Autre point positif de ce téléfilm : traiter des violences sexuelles sur des femmes majeures. Les récents débats suscités par Judith Godrèche ont focalisé ces questions sur les abus sur mineures. Or la plupart des violences sexuelles ont lieu sur des femmes majeures en position dominée du fait de la notoriété de l’homme qui les violente. Toutes les affaires récentes (PPDA, Depardieu, Luc Besson, Gérard Miller...) concernent majoritairement des femmes majeures, et passent sous le tapis sous prétexte qu’il s’agirait de rapports entre "adultes consentants". C’est le caractère systémique de la domination masculine dans une société fortement inégalitaire qui tarde encore à être traitée comme telle.

Qu’est-ce qui laisse sur sa faim dans ce téléfilm plein de bonnes intentions ? D’une part, le coupable manque de charisme : Julien Boisselier, un habitué de la fiction télévisée, dessine un personnage sec et sur la défensive qui peine à nous convaincre de sa séduction. Il manque de complexité par rapport à d’éventuels « modèles » ayant récemment défrayé la chronique… D’autre part, les victimes de ce prédateur manquent de consistance, on nous donne des bribes de leurs témoignages, mais aucune n’accède vraiment à l’existence, y compris la morte. Quant à la manager qui se révèle la criminelle, son personnage n’échappe pas à la misogynie : faute d’être la compagne de l’acteur, elle organise ses plaisirs et couvre son comportement qui tombe sous le coup de la loi.

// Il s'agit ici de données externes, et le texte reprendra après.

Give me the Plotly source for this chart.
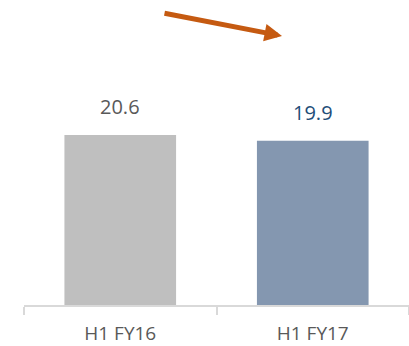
import plotly.graph_objects as go

# Half-year values
categories = ["H1 FY16", "H1 FY17"]
values = [20.6, 19.9]
bar_colors = ["#BFBFBF", "#8497B0"]
label_colors = ["#595959", "#1F4E79"]

fig = go.Figure()
fig.add_trace(go.Bar(
    x=categories,
    y=values,
    marker=dict(color=bar_colors, line=dict(width=0)),
    hoverinfo="skip",
))

# Value labels above each bar
for cat, val, col in zip(categories, values, label_colors):
    fig.add_annotation(
        x=cat, y=val, text=f"{val:.1f}", showarrow=False,
        yanchor="bottom", yshift=13,
        font=dict(family="Open Sans", size=20, color=col),
    )

# Downward trend arrow
fig.add_annotation(
    xref="paper", yref="paper",
    x=(282 - 24) / 385, y=(305 - 36) / 305,
    ax=-119, ay=-23,
    showarrow=True, arrowhead=2, arrowsize=0.7, arrowwidth=5,
    arrowcolor="#C55A11", standoff=0, text="",
)

fig.update_layout(
    width=409, height=346,
    margin=dict(l=24, r=0, t=0, b=41, autoexpand=False),
    paper_bgcolor="white", plot_bgcolor="white",
    bargap=0.42,
    showlegend=False,
    xaxis=dict(
        type="category", automargin=False,
        showline=True, linecolor="#D9D9D9", linewidth=1.5,
        ticks="outside", tickson="boundaries", ticklen=8,
        tickcolor="#D9D9D9", tickwidth=1.5,
        ticklabelstandoff=10,
        tickfont=dict(family="Open Sans", size=19, color="#595959"),
        showgrid=False,
    ),
    yaxis=dict(
        range=[0, 36.97], visible=False, showgrid=False, zeroline=False,
    ),
)

fig.write_html("out.html")
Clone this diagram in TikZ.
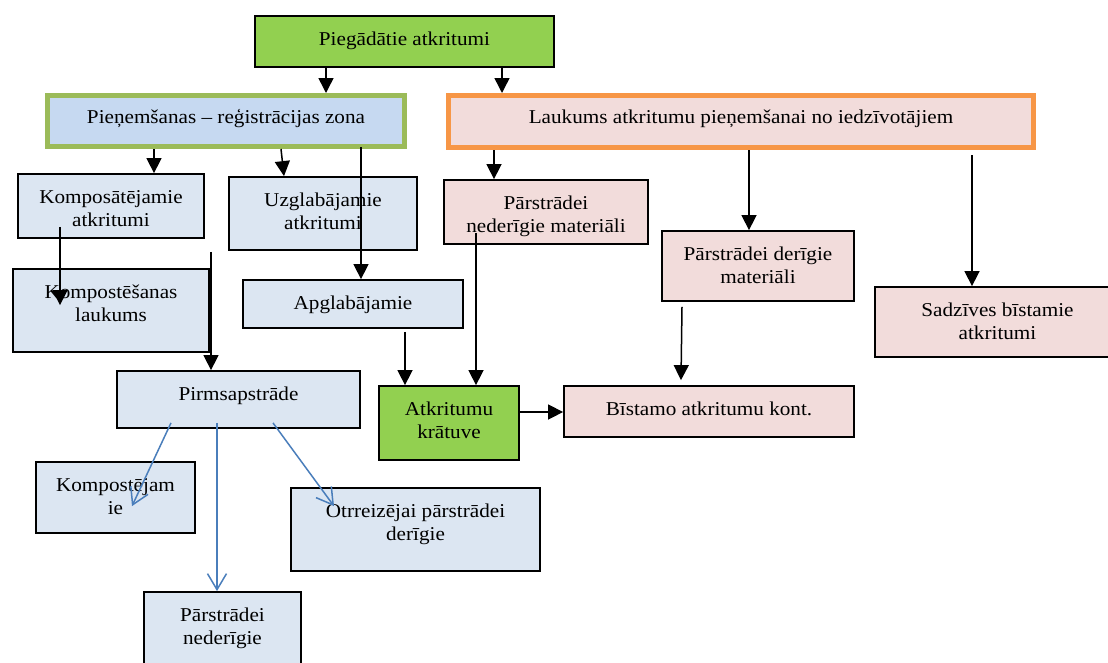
\documentclass[tikz,border=0pt]{standalone}
\usepackage{fontspec}
\setmainfont{Liberation Serif}[FakeStretch=1.08]
\usetikzlibrary{arrows.meta}
\definecolor{fillblue}{HTML}{DCE6F2}
\definecolor{fillblue2}{HTML}{C6D9F1}
\definecolor{fillpink}{HTML}{F2DCDB}
\definecolor{fillgreen}{HTML}{92D050}
\definecolor{olivegreen}{HTML}{9BBB59}
\definecolor{orng}{HTML}{F79646}
\definecolor{arrblue}{HTML}{4A7EBB}
\newcommand\tl[1]{\begin{tabular}[t]{@{}c@{}}#1\end{tabular}}
\newcommand\mkbox[7]{\node[#6, minimum width={(#4)-(#2)}, minimum height={(#5)-(#3)}, label={[lbl]north:{\tl{#7}}}] (#1) at ({((#2)+(#4))/2},{((#3)+(#5))/2}) {};}
\tikzset{
  box/.style={draw=black, line width=1.8pt, fill=fillblue, inner sep=0pt},
  pbox/.style={box, fill=fillpink},
  gbox/.style={box, fill=fillgreen},
  lbl/.style={anchor=base, yshift=-30.5pt, inner sep=0pt, font=\fontsize{19.6}{23}\selectfont},
  arr/.style={draw=black, line width=1.5pt, -{Triangle[width=15pt,length=15pt]}},
  barr/.style={draw=arrblue, line width=1.5pt, -{Straight Barb[width=19pt,length=16pt]}},
}
\begin{document}
\begin{tikzpicture}[x=1pt,y=-1pt]
\clip (0,0) rectangle (1108,662);
\fill[white] (0,0) rectangle (1108,662);
\mkbox{pieg}{255}{16}{554}{67}{gbox}{Piegādātie atkritumi}
\mkbox{pien}{47.5}{95.5}{404.5}{146.5}{box, fill=fillblue2, draw=olivegreen, line width=5pt}{Pieņemšanas – reģistrācijas zona}
\mkbox{lauk}{448.5}{95.5}{1033.5}{147.5}{box, fill=fillpink, draw=orng, line width=5pt}{Laukums atkritumu pieņemšanai no iedzīvotājiem}
\mkbox{komp}{18}{174}{204}{238}{box}{Komposātējamie\\atkritumi}
\mkbox{uzgl}{229}{177}{417}{250}{box}{Uzglabājamie\\atkritumi}
\mkbox{pned}{444}{180}{648}{244}{pbox}{Pārstrādei\\nederīgie materiāli}
\mkbox{pder}{662}{231}{854}{301}{pbox}{Pārstrādei derīgie\\materiāli}
\mkbox{sadz}{875}{287}{1120}{357}{pbox}{Sadzīves bīstamie\\atkritumi}
\mkbox{kpl}{13}{269}{209}{352}{box}{Kompostēšanas\\laukums}
\mkbox{apgl}{243}{280}{463}{328}{box}{Apglabājamie}
\mkbox{pirm}{117}{371}{360}{428}{box}{Pirmsapstrāde}
\mkbox{krat}{379}{386}{519}{460}{gbox}{Atkritumu\\krātuve}
\mkbox{bist}{564}{386}{854}{437}{pbox}{Bīstamo atkritumu kont.}
\mkbox{kpje}{36}{462}{195}{533}{box}{Kompostējam\\ie}
\mkbox{otr}{291}{488}{540}{571}{box}{Otrreizējai pārstrādei\\derīgie}
\mkbox{bott}{144}{592}{301}{700}{box}{Pārstrādei\\nederīgie}
% black connectors
\draw[arr] (pieg.south -| 326,0) -- (pien.north -| 326,0);
\draw[arr] (pieg.south -| 502,0) -- (lauk.north -| 502,0);
\draw[arr] (pien.south -| 154,0) -- (komp.north -| 154,0);
\draw[arr] (pien.south -| 281,0) -- (uzgl.north -| 284,0);
\draw[arr] ([yshift=2pt]pien.south -| 361,0) -- (apgl.north -| 361,0);
\draw[arr] ([yshift=12pt]komp.south -| 60,0) -- ([yshift=-37pt]kpl.north -| 60,0);
\draw[arr] ([yshift=-13pt]komp.south -| 211,0) -- (pirm.north -| 211,0);
\draw[arr] (lauk.south -| 494,0) -- (pned.north -| 494,0);
\draw[arr] (lauk.south -| 749,0) -- (pder.north -| 749,0);
\draw[arr] ([yshift=-5pt]lauk.south -| 972,0) -- (sadz.north -| 972,0);
\draw[arr] ([yshift=12pt]pned.south -| 476,0) -- (krat.north -| 476,0);
\draw[arr] ([yshift=-3pt]apgl.south -| 405,0) -- (krat.north -| 405,0);
\draw[arr] ([yshift=-5pt]pder.south -| 682,0) -- ([yshift=5pt]bist.north -| 681,0);
\draw[arr] (krat.east |- 0,412) -- (bist.west |- 0,412);
% blue connectors
\draw[barr] ([yshift=6pt]pirm.south -| 171,0) -- ([yshift=-45pt]kpje.north -| 132,0);
\draw[barr] ([yshift=6pt]pirm.south -| 217,0) -- (bott.north -| 217,0);
\draw[barr] ([yshift=6pt]pirm.south -| 273,0) -- ([yshift=-19pt]otr.north -| 334,0);
\end{tikzpicture}
\end{document}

Enfin, l’équipe d’enquêteurs où l’on retrouve les personnages de l’épisode pilote, manque d’épaisseur : Verner s’implique dans les difficultés scolaires du fils de sa voisine qu’il drague et cette intrigue secondaire vient comme des cheveux sur la soupe ! La répartition très manichéenne entre gentils enquêteurs et méchants complices de l’acteur ne rend pas compte de la réalité des résistances qui empêchent encore aujourd’hui que les violences sexistes et sexuelles dans le milieu du spectacle soient dénoncées, tant du côté du milieu lui-même que de la police et la justice. Comme souvent dans les fictions télévisées françaises, les abus, les agressions, les violences sont le fait d’individus isolés et non pas d’un système de domination sociale, qu’elle soit de genre, de classe ou de race. Même si ce Groupe des affaires sensibles a justement pour mission de s’attaquer aux puissants, l’intrigue s’arrête toujours aux portes du pouvoir politique, celui-là même qui est censé permettre aux puissants d’échapper à la justice.